Let's talk about steaming the vegetables. Steaming is one of the most under-rated cooking methods. It was also a big part of the Forks Over Knives Rouxbe Ultimate Plant-based Culinary course. For good reason. Steaming is high efficiency - cooks foods quickly with minimal energy use. It cooks gently - delivering perfectly cooked, tender, flavorful food. And, it cooks food without any additional oil - and calories. If there's downside, I can't find it.
This two-tiered bamboo steamer basket system by Thodd&Go with the platform is brilliant. It beats any other steaming gadget that I've ever used - and puts my older bamboo steamers to shame. That metal ring will let you use the steamer over nearly any type of pot or pan, or in a wok. That alone is genius. But, what I really love are the easy to clean, reusable silicone inserts that keep food from sticking to the bamboo.
This is a very well designed product that should deliver many years of use.

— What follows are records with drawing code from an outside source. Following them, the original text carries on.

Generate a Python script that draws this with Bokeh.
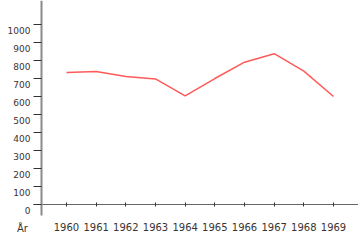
from bokeh.plotting import figure
from bokeh.models import LinearAxis, Range1d, FixedTicker, Label
from bokeh.embed import file_html
from bokeh.resources import INLINE

years = [1960, 1961, 1962, 1963, 1964, 1965, 1966, 1967, 1968, 1969]
values = [735, 740, 712, 699, 605, 701, 792, 839, 742, 601]
y_ticks = [0, 100, 200, 300, 400, 500, 600, 700, 800, 900, 1000]
x_title = "År"

FONT = "DejaVu Sans"
TXT = "#3a3333"

X0, X1 = 1957.776, 1969.842
Y0, Y1 = -256.0, 1135.2
YAXIS_AT = 1959.157

p = figure(width=358, height=250, output_backend="svg", toolbar_location=None,
           x_range=Range1d(X0, X1), y_range=Range1d(Y0, Y1),
           x_axis_type=None, y_axis_type=None,
           min_border_left=0, min_border_right=0, min_border_top=0, min_border_bottom=0)
p.outline_line_color = None
p.grid.visible = False
p.background_fill_color = "white"

shift = 33.5
p.extra_y_ranges = {"ylab": Range1d(Y0 + shift, Y1 + shift)}

# y axis: line + ticks only
yax = LinearAxis(ticker=FixedTicker(ticks=y_ticks), fixed_location=YAXIS_AT,
                 bounds=(-61, Y1))
yax.axis_line_color = "#8a8a8a"
yax.axis_line_width = 2
yax.major_tick_out = 8
yax.major_tick_in = 0
yax.major_tick_line_color = "#333333"
yax.minor_tick_line_color = None
yax.major_label_overrides = {t: "" for t in y_ticks}
p.add_layout(yax, "left")

# y labels axis (labels sit slightly below the ticks, as in the original)
ylab = LinearAxis(y_range_name="ylab", ticker=FixedTicker(ticks=y_ticks),
                  fixed_location=YAXIS_AT)
ylab.axis_line_color = None
ylab.major_tick_line_color = None
ylab.minor_tick_line_color = None
ylab.major_tick_out = 0
ylab.major_tick_in = 0
ylab.major_label_standoff = 11
ylab.major_label_text_font = FONT
ylab.major_label_text_font_size = "9px"
ylab.major_label_text_color = TXT
p.add_layout(ylab, "left")

# x axis at y = 0
xax = LinearAxis(ticker=FixedTicker(ticks=years), fixed_location=0,
                 bounds=(1958.9, X1))
xax.axis_line_color = "#666666"
xax.axis_line_width = 1
xax.major_tick_in = 2
xax.major_tick_out = 2
xax.major_tick_line_color = "#333333"
xax.minor_tick_line_color = None
xax.major_label_standoff = 17
xax.major_label_text_font = FONT
xax.major_label_text_font_size = "10px"
xax.major_label_text_color = TXT
p.add_layout(xax, "below")

p.line(years, values, line_color="#ff5a5a", line_width=1.5)

p.add_layout(Label(x=1958.517, y=-133.6, text=x_title, text_font=FONT,
                   text_font_size="10px", text_color=TXT,
                   text_align="center", text_baseline="middle"))

open("out.html", "w").write(file_html(p, INLINE))
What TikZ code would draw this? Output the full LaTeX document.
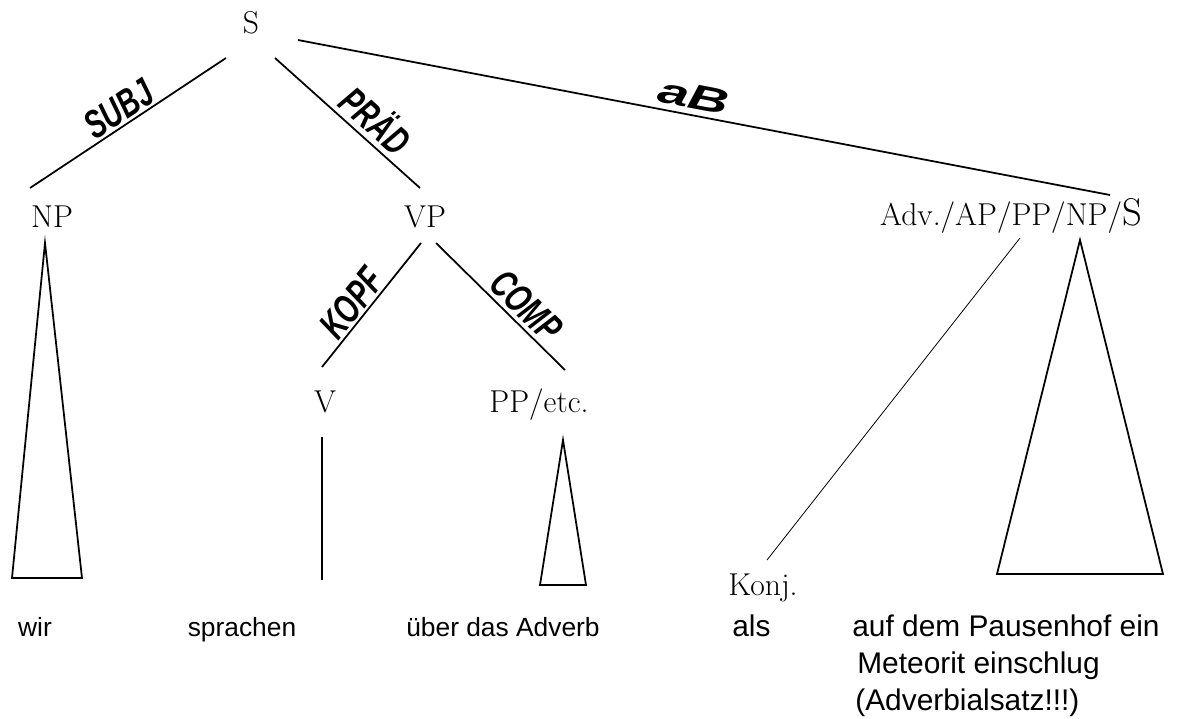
\documentclass[tikz,border=0pt]{standalone}
\usepackage{fontspec}
\newfontfamily\arial{Liberation Sans}
\begin{document}
\begin{tikzpicture}[x=0.02cm,y=-0.02cm,
  cat/.style={inner sep=0pt, anchor=base, font=\fontsize{18}{20}\selectfont},
  word/.style={inner sep=0pt, anchor=base, font=\arial\fontsize{15}{21}\selectfont},
  rword/.style={inner sep=0pt, anchor=base west, font=\arial\fontsize{17}{21}\selectfont},
  branch/.style={line width=1pt},
  thin branch/.style={line width=0.45pt},
  tri/.style={line width=1pt, line join=miter},
  fn/.style={sloped, above, font=\arial\bfseries\itshape\fontsize{22.5}{22.5}\selectfont}]
\useasboundingbox (0,0) rectangle (1197,718);

% category nodes
\node[cat] (S) at (251,33) {S};
\node[cat] (NP) at (52,227) {NP};
\node[cat] (VP) at (425,227) {VP};
\node[cat] (ADV) at (1011,225) {Adv./AP/PP/NP/{\fontsize{22}{22}\selectfont S}};
\node[cat] (V) at (325,412) {V};
\node[cat] (PP) at (539,412) {PP/etc.};
\node[cat] (KONJ) at (763,595) {Konj.};

% words
\node[word] (w1) at (35,636) {wir};
\node[word] (w2) at (242,636) {sprachen};
\node[word] (w3) at (503,636) {über das Adverb};
\node[rword] (w4) at (732,636) {als};
\node[rword] (w5) at (852,636) {auf dem Pausenhof ein};
\node[rword] (w6) at (857,673) {Meteorit einschlug};
\node[rword] (w7) at (855,710) {(Adverbialsatz!!!)};

% connector end points
\coordinate (S-l) at (226,58);
\coordinate (S-r) at (275,58);
\coordinate (S-e) at (298,40);
\coordinate (NP-t) at (30,188);
\coordinate (VP-t) at (420,188);
\coordinate (ADV-t) at (1110,195);
\coordinate (VP-l) at (421,243);
\coordinate (VP-r) at (436,243);
\coordinate (V-t) at (322,367);
\coordinate (PP-t) at (565,370);
\coordinate (V-b) at (322,437);
\coordinate (w2-t) at (322,580);
\coordinate (ADV-b) at (1020,238);
\coordinate (KONJ-t) at (767,560);

% branches with function labels
\draw[branch] (S-l) -- node[fn, pos=0.5, inner sep=1pt] {\scalebox{0.7}[1]{SUBJ}} (NP-t);
\draw[branch] (S-r) -- node[fn, pos=0.6, inner sep=3pt] {\scalebox{0.7}[1]{PRÄD}} (VP-t);
\draw[branch] (S-e) -- node[fn, pos=0.483, inner sep=3pt] {\fontsize{20}{20}\selectfont\scalebox{1.6}[1]{aB}} (ADV-t);
\draw[branch] (VP-l) -- node[fn, pos=0.57, inner sep=1pt] {\scalebox{0.7}[1]{KOPF}} (V-t);
\draw[branch] (VP-r) -- node[fn, pos=0.6, inner sep=2pt] {\scalebox{0.7}[1]{COMP}} (PP-t);
\draw[branch] (V-b) -- (w2-t);
\draw[thin branch] (ADV-b) -- (KONJ-t);

% triangles
\draw[tri] (45,243) -- (12,578) -- (82,578) -- cycle;
\draw[tri] (563,440) -- (540,585) -- (586,585) -- cycle;
\draw[tri] (1080,240) -- (997,574) -- (1163,574) -- cycle;
\end{tikzpicture}
\end{document}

I put the denser foods on the bottom, and when they are close to being tender (al dente) I add the quicker cooking foods on the top. Cover for a couple more minutes.
Remember in prepping your vegetables - to ensure even cooking, the more dense vegetables should be cut to similarly bite-sized pieces. See the carrots and thick asparagus? That's what I mean. And, in that case, I added the asparagus a couple minutes after the carrots.

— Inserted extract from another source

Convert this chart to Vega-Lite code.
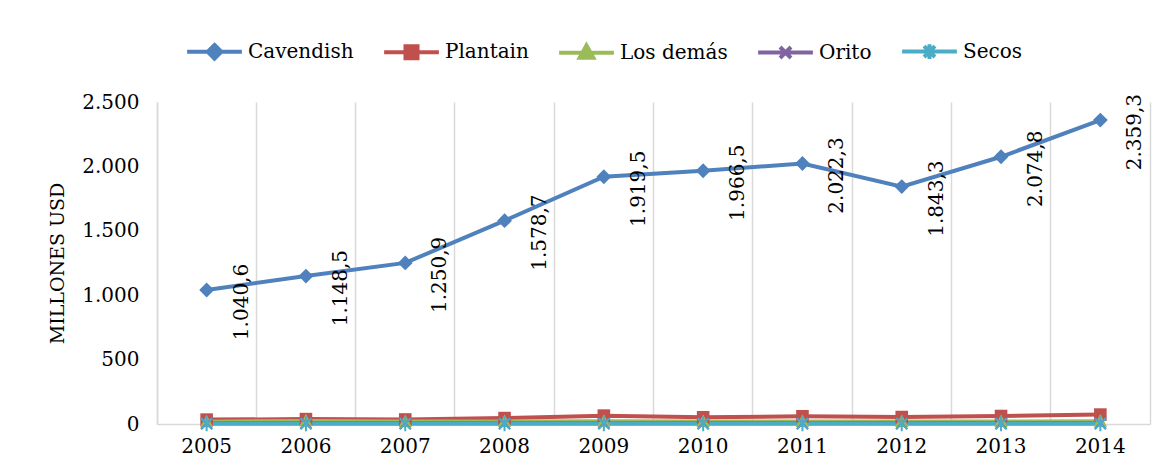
{
  "$schema": "https://vega.github.io/schema/vega-lite/v6.json",
  "autosize": "none",
  "width": 993,
  "height": 322,
  "padding": {"left": 157, "top": 102, "right": 18, "bottom": 49},
  "background": "white",
  "config": {
    "locale": {"number": {"decimal": ",", "thousands": ".", "grouping": [3], "currency": ["", ""]}},
    "font": "DejaVu Serif",
    "view": {"stroke": null}
  },
  "data": {
    "values": [
      {"year": "2005", "series": "Cavendish", "value": 1040.6},
      {"year": "2006", "series": "Cavendish", "value": 1148.5},
      {"year": "2007", "series": "Cavendish", "value": 1250.9},
      {"year": "2008", "series": "Cavendish", "value": 1578.7},
      {"year": "2009", "series": "Cavendish", "value": 1919.5},
      {"year": "2010", "series": "Cavendish", "value": 1966.5},
      {"year": "2011", "series": "Cavendish", "value": 2022.3},
      {"year": "2012", "series": "Cavendish", "value": 1843.3},
      {"year": "2013", "series": "Cavendish", "value": 2074.8},
      {"year": "2014", "series": "Cavendish", "value": 2359.3},
      {"year": "2005", "series": "Plantain", "value": 34},
      {"year": "2006", "series": "Plantain", "value": 38},
      {"year": "2007", "series": "Plantain", "value": 35},
      {"year": "2008", "series": "Plantain", "value": 46},
      {"year": "2009", "series": "Plantain", "value": 65},
      {"year": "2010", "series": "Plantain", "value": 52},
      {"year": "2011", "series": "Plantain", "value": 60},
      {"year": "2012", "series": "Plantain", "value": 54},
      {"year": "2013", "series": "Plantain", "value": 62},
      {"year": "2014", "series": "Plantain", "value": 73},
      {"year": "2005", "series": "Los demás", "value": 18},
      {"year": "2006", "series": "Los demás", "value": 24},
      {"year": "2007", "series": "Los demás", "value": 20},
      {"year": "2008", "series": "Los demás", "value": 20},
      {"year": "2009", "series": "Los demás", "value": 21},
      {"year": "2010", "series": "Los demás", "value": 19},
      {"year": "2011", "series": "Los demás", "value": 20},
      {"year": "2012", "series": "Los demás", "value": 19},
      {"year": "2013", "series": "Los demás", "value": 20},
      {"year": "2014", "series": "Los demás", "value": 22},
      {"year": "2005", "series": "Orito", "value": 5},
      {"year": "2006", "series": "Orito", "value": 6},
      {"year": "2007", "series": "Orito", "value": 5},
      {"year": "2008", "series": "Orito", "value": 5},
      {"year": "2009", "series": "Orito", "value": 6},
      {"year": "2010", "series": "Orito", "value": 5},
      {"year": "2011", "series": "Orito", "value": 5},
      {"year": "2012", "series": "Orito", "value": 5},
      {"year": "2013", "series": "Orito", "value": 5},
      {"year": "2014", "series": "Orito", "value": 6},
      {"year": "2005", "series": "Secos", "value": 2},
      {"year": "2006", "series": "Secos", "value": 2},
      {"year": "2007", "series": "Secos", "value": 2},
      {"year": "2008", "series": "Secos", "value": 2},
      {"year": "2009", "series": "Secos", "value": 2},
      {"year": "2010", "series": "Secos", "value": 2},
      {"year": "2011", "series": "Secos", "value": 2},
      {"year": "2012", "series": "Secos", "value": 2},
      {"year": "2013", "series": "Secos", "value": 2},
      {"year": "2014", "series": "Secos", "value": 2}
    ]
  },
  "encoding": {
    "x": {
      "field": "year", "type": "ordinal",
      "scale": {"paddingInner": 0, "paddingOuter": 0},
      "axis": {
        "title": null, "labelAngle": 0, "labelFont": "DejaVu Serif", "labelFontSize": 20,
        "labelColor": "#000000", "labelPadding": 12, "ticks": false,
        "grid": true, "bandPosition": 0, "gridColor": "#d9d9d9", "gridWidth": 1.5,
        "domainColor": "#d9d9d9", "domainWidth": 1.5
      }
    }
  },
  "layer": [
    {
      "encoding": {
        "y": {
          "field": "value", "type": "quantitative",
          "scale": {"domain": [0, 2500]},
          "axis": {
            "values": [0, 500, 1000, 1500, 2000, 2500], "format": ",d",
            "title": "MILLONES USD", "titleFont": "DejaVu Serif", "titleFontSize": 19,
            "titleFontWeight": "normal", "titleColor": "#000000", "titlePadding": 14,
            "labelFont": "DejaVu Serif", "labelFontSize": 20, "labelColor": "#000000",
            "labelPadding": 18, "ticks": false, "grid": false,
            "domainColor": "#d9d9d9", "domainWidth": 1.5
          }
        },
        "color": {
          "field": "series", "type": "nominal",
          "scale": {
            "domain": ["Cavendish", "Plantain", "Los demás", "Orito", "Secos"],
            "range": ["#4f81bd", "#c0504d", "#9bbb59", "#8064a2", "#4bacc6"]
          },
          "legend": {
            "orient": "none", "legendX": 28, "legendY": -80, "direction": "horizontal",
            "title": null, "labelFont": "DejaVu Serif", "labelFontSize": 20, "labelColor": "#000000",
            "symbolSize": 3000, "symbolStrokeWidth": 4, "columnPadding": 22, "labelOffset": 4,
            "encode": {
              "symbols": {
                "update": {
                  "shape": {"signal": "datum.value === 'Cavendish' ? 'M-1,0H1M0,-0.25L0.25,0L0,0.25L-0.25,0Z' : datum.value === 'Plantain' ? 'M-1,0H1M-0.22,-0.22H0.22V0.22H-0.22Z' : datum.value === 'Los demás' ? 'M-1,0H1M0,-0.27L0.25,0.18H-0.25Z' : datum.value === 'Orito' ? 'M-1,0H1M-0.2,-0.2L0.2,0.2M-0.2,0.2L0.2,-0.2' : 'M-1,0H1M-0.2,-0.2L0.2,0.2M-0.2,0.2L0.2,-0.2M0,-0.27V0.27'"},
                  "fill": {"scale": "color", "field": "value"},
                  "stroke": {"scale": "color", "field": "value"},
                  "strokeWidth": {"value": 4},
                  "opacity": {"value": 1}
                }
              }
            }
          }
        }
      },
      "layer": [
        {"mark": {"type": "line", "strokeWidth": 4}},
        {
          "transform": [{"filter": "datum.series === 'Cavendish'"}],
          "mark": {"type": "point", "filled": true, "size": 220, "strokeWidth": 1.5, "opacity": 1, "shape": "M0,-1L1,0L0,1L-1,0Z"},
          "encoding": {"color": {"field": "series", "type": "nominal", "legend": null}}
        },
        {
          "transform": [{"filter": "datum.series === 'Plantain'"}],
          "mark": {"type": "point", "filled": true, "size": 220, "strokeWidth": 1.5, "opacity": 1, "shape": "M-0.85,-0.85H0.85V0.85H-0.85Z"},
          "encoding": {"color": {"field": "series", "type": "nominal", "legend": null}}
        },
        {
          "transform": [{"filter": "datum.series === 'Los demás'"}],
          "mark": {"type": "point", "filled": true, "size": 220, "strokeWidth": 1.5, "opacity": 1, "shape": "M0,-0.95L0.9,0.75H-0.9Z"},
          "encoding": {"color": {"field": "series", "type": "nominal", "legend": null}}
        },
        {
          "transform": [{"filter": "datum.series === 'Orito'"}],
          "mark": {"type": "point", "filled": false, "size": 220, "strokeWidth": 2, "opacity": 1, "shape": "M-0.75,-0.75L0.75,0.75M-0.75,0.75L0.75,-0.75"},
          "encoding": {"color": {"field": "series", "type": "nominal", "legend": null}}
        },
        {
          "transform": [{"filter": "datum.series === 'Secos'"}],
          "mark": {"type": "point", "filled": false, "size": 220, "strokeWidth": 2, "opacity": 1, "shape": "M-0.75,-0.75L0.75,0.75M-0.75,0.75L0.75,-0.75M0,-1V1"},
          "encoding": {"color": {"field": "series", "type": "nominal", "legend": null}}
        },
        {
          "transform": [{"filter": "datum.series === 'Cavendish'"}],
          "mark": {"type": "text", "angle": 270, "font": "DejaVu Serif", "fontSize": 20, "align": "center", "baseline": "middle", "dx": -12, "dy": 35},
          "encoding": {
            "color": {"value": "#000000"},
            "text": {"field": "value", "type": "quantitative", "format": ",.1f"}
          }
        }
      ]
    },
    {
      "mark": {"type": "rule", "opacity": 0},
      "encoding": {
        "y": {
          "field": "value", "type": "quantitative",
          "scale": {"domain": [0, 2500]},
          "axis": {"orient": "right", "labels": false, "ticks": false, "grid": false, "title": null, "domainColor": "#d9d9d9", "domainWidth": 1.5}
        }
      }
    }
  ],
  "resolve": {"axis": {"y": "independent"}}
}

The snow peas cook really fast. Just a couple minutes to perfect.
Using a sharp paring knife, check for doneness. If it slides into the carrot pieces without any effort, it's done. Same with the chunks of Butternut Squash below.
All that remains to do is to plate it up and enjoy!
Below: Outside the home of relatives in Neuvéglise, France. The 'high' Cantal region. Enjoying some sunshine with sweet ol' Fango.
Leftover lentils were just the thing to combine with some leftover Sauce Bolognese!
It made a very tasty and satisfying lunch with some quickly steamed pea pods (about 3 minutes! ) a warm sourdough roll and slices of tangerine! BAM!